The landscape stretches like a heartache. Endless, perpetual, the numinous line between now and then; there seems to be no end to the pain. Modern souls live in broken bodies.
Amid the gloom still the light pierces through. It is a fighting chance that indeed fights on.
And this fighting chance has a name. It is called sanctity.
Sanctity: the capacity to praise despite the anguish and the pain. That surrender of a heart that knows it is infinitely loved, accompanied in the miserable landscape of suffering.
Sanctity: the choice perseverance in spite of failure.
Sanctity: the daring belief that all is yet not lost.
Sanctity: the cry that pierces modern Gethsemane nights, and accepts the unacceptable.
Sanctity: the choice for hope anchored in the Love that Himself inspires the piercing cry ‘I shall love Thee, O my God’ even when the heart is numb and the body broken.
But what is it that so captivates? That so shatters the numbness and the paralyzing emptiness and propels this choice?
Could it be anything at all? Anyone at all?
Could it be but Christ, visibly suffering — the crucified body of God, broken yet living? Dead yet meant for rising?
‘Man is an apprentice, pain is his master: Nothing can be known, except so far as man has suffered.’
-Réginald Marie Garrigou-Lagrange, OP, ‘L’éternelle Vie et la Profondeur de L’Âme’ 2.6 VI
But who can be so strong and yet so frail? Who can stand — persevere? ‘But he who endures to the end will be saved (Mt. 24.13).’
A captivated mind and a conquered heart endure when they are purified in suffering.
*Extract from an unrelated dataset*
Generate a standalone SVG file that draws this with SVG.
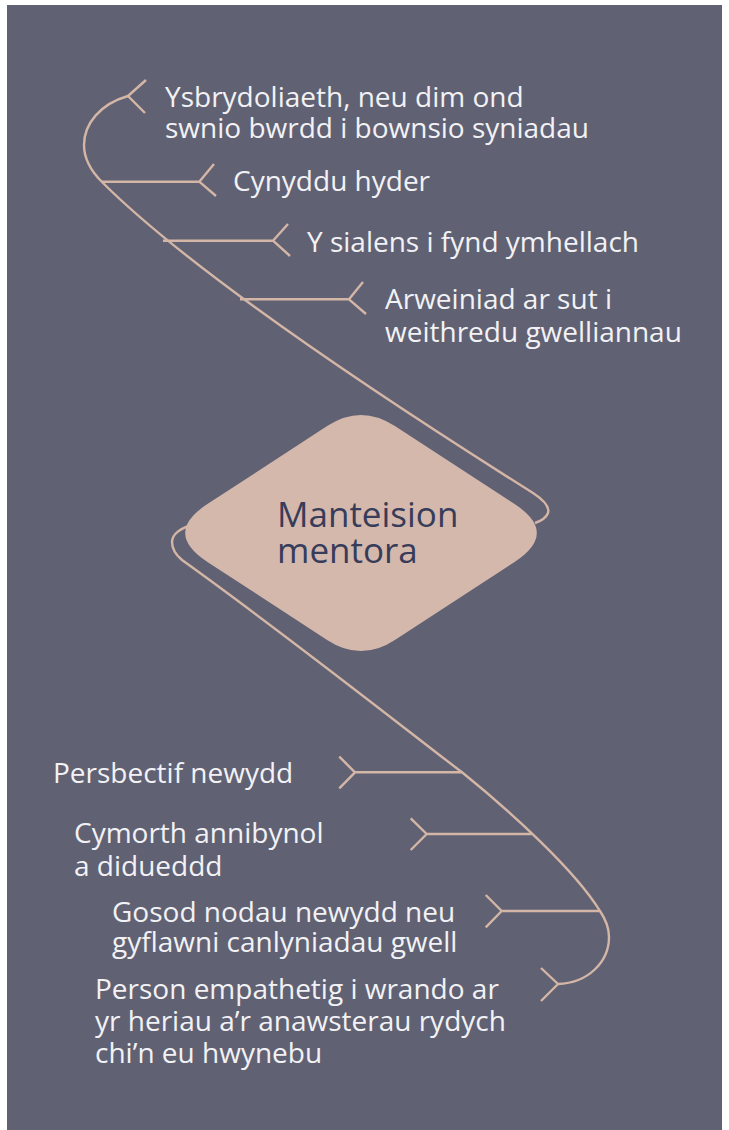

The mind assents by grace and so chooses to hope. This is the mind that wills to believe as it doubts — the mind made to see the Truth that sets us free, and is captivated by it, glimpsing its veiled light.
The heart on the brink of breaking is won by the wisdom of Love. This is the heart that desires God as yet it bleeds. Grace conquers it, and propels its chosen love.
And of this all is born a hope tested in fire — a hope purified, strengthened — enduring.
The hastening flight of summer wings,
The haunting sense of passing things,
The emptiness the future brings
Echo a dull refrain
With the time-imprisoned soul,
That hears the clanging seasons roll
Their changes round the shifting pole
In monotones of pain.
What trust within the restless years,
Their broken hopes and passing fears –
A desert watered by the tears,
And cockle for the grain!
One Hope shines out from Galilee,
That Life that walked the raging sea,
And blossomed on the bitter tree
That looked o’er Kedron’s plain.
One faith amidst the fleeting sense,
One stay onto our impotence
One steadfast buckler of defence
Against the world’s disdain.
One Love to flame our weak desire,
And like Isaias’ coal of fire,
Chasten the heart that dare aspire
To that eternal fane.
One Hope, one Faith, one Love, O Lord,
To lead us with a triple chord –
Three rays from thy eternal Word
To make the dark way plain.
-Condé Benoist Pallen
Why choose hope, then, when each time hope seems to fail us?
Because hope is a reasonable sacrifice. The only reasonable sacrifice.
And we are made to make it. Whatever the cost. Because we are made for more than the mediocrity of un-redemptive pain; for more than meaningless agony. We are made for more than the waste of ourselves.
In hope, the gain is all — the One who is all in all.
Any other choice would be loss upon loss, leading only to a further final loss. Then the numinous line between hope and despair would be entirely blurred — erased.
And we would have denied God permission to save.
So much is really at stake. Now. A modern ancient struggle persists for souls so loved.
Hope saves. It is the only reasonable sacrifice — an exercise of the weakened will that strengthens the heart in its hour of darkness; a healing salve for times when all else terribly fails; a harbor that assuages the stormy bitterness of pain yet remaining, and reveals mysterious grace in misery.
The landscape might well be stained with blood. But still hope reigns. As silk threads capture the iridescence and glory of midday light, so also the soul that chooses hope over despair.
Here loss is won; victory gained. This is sanctity — a choice rooted in a reasonable and sacrificial hope; a choice that costs us our self-reliance in order to give God the chance to save us, realizing we cannot save ourselves. To hope in this way, to stake our hope in His victory, is to give ourselves that fighting chance that dispels the night in the massive mystery of pain.
O death, where is thy victory? Where, O death, is thy sting?
Make, O Lord, the dark way plain, amidst this world’s disdain.